**DATA ROWS**
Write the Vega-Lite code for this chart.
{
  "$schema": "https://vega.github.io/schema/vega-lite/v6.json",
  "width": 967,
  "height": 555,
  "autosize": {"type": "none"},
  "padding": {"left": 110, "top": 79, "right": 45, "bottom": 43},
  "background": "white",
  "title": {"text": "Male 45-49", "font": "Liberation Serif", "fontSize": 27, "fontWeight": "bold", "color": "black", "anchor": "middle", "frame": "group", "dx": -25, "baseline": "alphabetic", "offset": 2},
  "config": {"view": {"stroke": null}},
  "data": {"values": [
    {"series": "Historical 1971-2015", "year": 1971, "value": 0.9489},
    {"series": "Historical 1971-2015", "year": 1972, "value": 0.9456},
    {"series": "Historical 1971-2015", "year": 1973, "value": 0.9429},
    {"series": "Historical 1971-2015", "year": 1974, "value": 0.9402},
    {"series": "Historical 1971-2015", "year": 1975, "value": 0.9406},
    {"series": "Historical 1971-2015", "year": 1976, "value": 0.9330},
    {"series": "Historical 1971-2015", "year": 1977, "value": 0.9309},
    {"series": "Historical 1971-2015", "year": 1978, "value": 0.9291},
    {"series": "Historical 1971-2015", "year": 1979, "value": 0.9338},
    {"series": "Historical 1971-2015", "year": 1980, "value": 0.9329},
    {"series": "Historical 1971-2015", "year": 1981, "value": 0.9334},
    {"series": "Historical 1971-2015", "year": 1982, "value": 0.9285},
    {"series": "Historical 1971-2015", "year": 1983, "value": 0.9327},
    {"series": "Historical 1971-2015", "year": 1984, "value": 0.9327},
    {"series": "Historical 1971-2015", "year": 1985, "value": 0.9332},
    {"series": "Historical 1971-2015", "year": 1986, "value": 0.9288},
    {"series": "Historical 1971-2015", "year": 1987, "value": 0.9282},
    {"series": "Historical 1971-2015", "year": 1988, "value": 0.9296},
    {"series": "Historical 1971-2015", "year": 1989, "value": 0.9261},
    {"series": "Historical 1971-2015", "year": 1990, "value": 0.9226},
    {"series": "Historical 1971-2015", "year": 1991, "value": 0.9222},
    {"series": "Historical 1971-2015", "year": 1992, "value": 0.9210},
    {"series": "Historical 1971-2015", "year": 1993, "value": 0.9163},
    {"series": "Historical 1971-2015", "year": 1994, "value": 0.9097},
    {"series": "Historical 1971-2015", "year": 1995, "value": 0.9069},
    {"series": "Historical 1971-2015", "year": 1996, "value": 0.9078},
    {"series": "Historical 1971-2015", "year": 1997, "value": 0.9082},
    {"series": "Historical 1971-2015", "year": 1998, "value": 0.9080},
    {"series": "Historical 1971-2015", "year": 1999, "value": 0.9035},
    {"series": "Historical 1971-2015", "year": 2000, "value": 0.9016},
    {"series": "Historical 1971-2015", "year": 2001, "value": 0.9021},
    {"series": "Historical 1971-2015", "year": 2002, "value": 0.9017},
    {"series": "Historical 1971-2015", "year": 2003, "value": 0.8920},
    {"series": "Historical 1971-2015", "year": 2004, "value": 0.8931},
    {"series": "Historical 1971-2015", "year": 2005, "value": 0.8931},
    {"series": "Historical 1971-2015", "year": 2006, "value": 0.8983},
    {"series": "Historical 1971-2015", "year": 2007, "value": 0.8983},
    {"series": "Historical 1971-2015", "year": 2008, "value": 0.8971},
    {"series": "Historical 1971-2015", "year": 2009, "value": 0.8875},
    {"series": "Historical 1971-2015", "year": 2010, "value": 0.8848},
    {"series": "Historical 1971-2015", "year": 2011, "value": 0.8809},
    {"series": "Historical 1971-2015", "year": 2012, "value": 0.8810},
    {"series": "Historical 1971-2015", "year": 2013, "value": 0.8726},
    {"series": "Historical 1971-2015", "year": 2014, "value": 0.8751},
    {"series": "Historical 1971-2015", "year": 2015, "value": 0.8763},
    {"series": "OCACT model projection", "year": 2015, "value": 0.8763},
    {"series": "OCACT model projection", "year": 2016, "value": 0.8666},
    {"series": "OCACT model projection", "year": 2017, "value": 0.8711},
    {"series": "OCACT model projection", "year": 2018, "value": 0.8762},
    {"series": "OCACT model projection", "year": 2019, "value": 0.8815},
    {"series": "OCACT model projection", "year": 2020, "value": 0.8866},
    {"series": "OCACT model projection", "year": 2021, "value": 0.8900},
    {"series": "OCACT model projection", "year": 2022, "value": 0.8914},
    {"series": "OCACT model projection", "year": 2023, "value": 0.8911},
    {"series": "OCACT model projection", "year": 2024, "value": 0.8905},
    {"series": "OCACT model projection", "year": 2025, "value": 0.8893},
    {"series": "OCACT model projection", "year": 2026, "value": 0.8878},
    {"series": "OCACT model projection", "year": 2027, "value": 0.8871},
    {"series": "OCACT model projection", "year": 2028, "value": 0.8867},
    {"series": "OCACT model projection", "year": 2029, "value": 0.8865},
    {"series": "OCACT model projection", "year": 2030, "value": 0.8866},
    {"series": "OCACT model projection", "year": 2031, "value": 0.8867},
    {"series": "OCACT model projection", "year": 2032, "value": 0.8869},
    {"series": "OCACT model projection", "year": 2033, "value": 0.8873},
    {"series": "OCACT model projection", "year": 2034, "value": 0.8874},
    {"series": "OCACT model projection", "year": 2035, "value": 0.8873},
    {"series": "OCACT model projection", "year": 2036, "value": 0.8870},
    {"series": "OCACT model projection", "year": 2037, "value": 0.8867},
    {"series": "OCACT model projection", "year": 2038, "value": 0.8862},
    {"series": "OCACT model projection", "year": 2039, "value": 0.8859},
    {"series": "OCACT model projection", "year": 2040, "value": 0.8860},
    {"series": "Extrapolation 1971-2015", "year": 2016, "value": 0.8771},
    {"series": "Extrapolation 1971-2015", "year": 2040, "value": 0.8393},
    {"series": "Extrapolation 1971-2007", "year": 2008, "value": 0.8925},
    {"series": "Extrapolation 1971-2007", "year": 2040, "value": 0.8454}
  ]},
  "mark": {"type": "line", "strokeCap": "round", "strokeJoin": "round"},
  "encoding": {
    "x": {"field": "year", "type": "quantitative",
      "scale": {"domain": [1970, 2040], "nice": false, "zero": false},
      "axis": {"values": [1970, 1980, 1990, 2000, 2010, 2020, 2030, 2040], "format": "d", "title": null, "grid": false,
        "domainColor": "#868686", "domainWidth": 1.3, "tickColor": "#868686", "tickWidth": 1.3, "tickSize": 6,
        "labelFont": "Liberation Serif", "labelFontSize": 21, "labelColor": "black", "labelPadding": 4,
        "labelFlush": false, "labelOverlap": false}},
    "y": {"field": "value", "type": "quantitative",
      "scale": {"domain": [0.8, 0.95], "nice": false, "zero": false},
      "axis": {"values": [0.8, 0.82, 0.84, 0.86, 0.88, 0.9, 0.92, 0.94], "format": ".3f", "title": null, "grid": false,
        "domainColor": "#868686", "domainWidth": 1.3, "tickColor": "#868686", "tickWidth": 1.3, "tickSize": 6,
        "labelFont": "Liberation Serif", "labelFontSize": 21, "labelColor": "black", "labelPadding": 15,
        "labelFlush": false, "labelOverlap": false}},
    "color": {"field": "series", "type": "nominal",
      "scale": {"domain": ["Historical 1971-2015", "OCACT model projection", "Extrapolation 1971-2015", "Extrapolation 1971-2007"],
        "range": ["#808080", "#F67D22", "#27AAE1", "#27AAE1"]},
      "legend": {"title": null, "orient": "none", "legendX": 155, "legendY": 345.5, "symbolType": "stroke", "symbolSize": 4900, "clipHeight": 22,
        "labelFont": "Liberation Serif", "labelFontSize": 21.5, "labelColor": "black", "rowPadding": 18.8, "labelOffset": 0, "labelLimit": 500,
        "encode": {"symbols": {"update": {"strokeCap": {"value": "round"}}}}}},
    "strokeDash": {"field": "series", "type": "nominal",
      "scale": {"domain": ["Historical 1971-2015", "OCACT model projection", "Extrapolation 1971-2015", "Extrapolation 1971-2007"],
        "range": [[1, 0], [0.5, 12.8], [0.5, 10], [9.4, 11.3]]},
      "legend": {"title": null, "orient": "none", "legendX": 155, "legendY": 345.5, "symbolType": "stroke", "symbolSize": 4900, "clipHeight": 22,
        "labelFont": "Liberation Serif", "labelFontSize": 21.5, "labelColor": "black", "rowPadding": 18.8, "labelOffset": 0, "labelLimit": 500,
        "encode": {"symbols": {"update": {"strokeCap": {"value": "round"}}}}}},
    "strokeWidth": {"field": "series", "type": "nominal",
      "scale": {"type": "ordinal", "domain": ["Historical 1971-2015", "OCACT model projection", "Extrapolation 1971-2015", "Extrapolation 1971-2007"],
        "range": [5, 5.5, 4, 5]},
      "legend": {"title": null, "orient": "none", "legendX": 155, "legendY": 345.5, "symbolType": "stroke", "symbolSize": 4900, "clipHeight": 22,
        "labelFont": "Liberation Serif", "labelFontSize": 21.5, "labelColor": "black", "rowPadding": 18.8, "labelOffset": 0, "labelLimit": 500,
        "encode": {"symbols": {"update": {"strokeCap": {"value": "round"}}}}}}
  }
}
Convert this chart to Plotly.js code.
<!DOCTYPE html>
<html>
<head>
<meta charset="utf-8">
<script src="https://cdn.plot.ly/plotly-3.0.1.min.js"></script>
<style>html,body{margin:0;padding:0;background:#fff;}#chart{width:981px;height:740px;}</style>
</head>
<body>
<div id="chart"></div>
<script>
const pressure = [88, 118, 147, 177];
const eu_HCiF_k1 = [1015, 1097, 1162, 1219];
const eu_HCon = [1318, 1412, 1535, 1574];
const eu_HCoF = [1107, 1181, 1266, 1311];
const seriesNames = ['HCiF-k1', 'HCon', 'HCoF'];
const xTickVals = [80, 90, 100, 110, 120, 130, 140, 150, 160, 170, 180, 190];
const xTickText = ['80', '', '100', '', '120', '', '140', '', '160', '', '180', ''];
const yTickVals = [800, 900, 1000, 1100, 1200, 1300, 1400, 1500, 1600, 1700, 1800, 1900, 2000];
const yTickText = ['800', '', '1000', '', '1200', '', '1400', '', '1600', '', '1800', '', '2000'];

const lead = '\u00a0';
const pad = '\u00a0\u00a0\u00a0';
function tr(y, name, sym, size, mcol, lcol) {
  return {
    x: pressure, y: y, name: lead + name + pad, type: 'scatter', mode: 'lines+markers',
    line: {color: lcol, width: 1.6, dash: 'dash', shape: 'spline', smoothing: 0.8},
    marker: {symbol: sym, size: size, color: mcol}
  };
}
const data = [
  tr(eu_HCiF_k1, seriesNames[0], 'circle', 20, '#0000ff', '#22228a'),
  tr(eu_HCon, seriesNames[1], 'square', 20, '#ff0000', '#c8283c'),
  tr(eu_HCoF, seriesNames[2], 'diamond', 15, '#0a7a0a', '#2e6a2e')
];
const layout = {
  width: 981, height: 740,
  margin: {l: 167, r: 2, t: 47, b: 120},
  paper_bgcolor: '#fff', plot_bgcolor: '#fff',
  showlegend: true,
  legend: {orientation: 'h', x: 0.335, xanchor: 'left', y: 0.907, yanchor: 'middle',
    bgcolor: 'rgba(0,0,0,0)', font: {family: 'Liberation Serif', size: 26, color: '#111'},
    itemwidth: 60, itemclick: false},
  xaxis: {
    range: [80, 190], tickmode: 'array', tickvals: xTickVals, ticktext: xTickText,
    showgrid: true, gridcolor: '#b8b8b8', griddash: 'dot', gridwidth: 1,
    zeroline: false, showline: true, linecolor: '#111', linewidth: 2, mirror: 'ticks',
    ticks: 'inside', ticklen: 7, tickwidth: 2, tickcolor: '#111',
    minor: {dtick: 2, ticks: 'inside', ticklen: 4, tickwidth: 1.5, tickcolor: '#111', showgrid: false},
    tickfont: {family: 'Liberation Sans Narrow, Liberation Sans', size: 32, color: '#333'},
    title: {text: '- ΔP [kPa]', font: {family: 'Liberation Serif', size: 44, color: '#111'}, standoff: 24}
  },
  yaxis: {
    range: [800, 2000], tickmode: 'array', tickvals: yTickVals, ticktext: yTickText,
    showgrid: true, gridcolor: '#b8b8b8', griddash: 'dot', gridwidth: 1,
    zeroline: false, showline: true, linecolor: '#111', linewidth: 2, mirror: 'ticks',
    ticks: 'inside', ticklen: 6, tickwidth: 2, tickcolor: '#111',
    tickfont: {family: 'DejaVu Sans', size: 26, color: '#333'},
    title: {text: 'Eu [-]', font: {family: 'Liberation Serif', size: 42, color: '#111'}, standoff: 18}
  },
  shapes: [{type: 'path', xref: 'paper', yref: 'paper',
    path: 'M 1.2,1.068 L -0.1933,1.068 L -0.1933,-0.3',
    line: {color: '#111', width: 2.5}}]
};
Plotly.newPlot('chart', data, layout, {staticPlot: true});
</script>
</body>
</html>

**EXERCISE GOAL**
Gather all lines from the records above in which "chart" appears.

**OUTPUT OF THE TASK**
Write the Vega-Lite code for this chart.
Convert this chart to Plotly.js code.
<style>html,body{margin:0;padding:0;background:#fff;}#chart{width:981px;height:740px;}</style>
<div id="chart"></div>
Plotly.newPlot('chart', data, layout, {staticPlot: true});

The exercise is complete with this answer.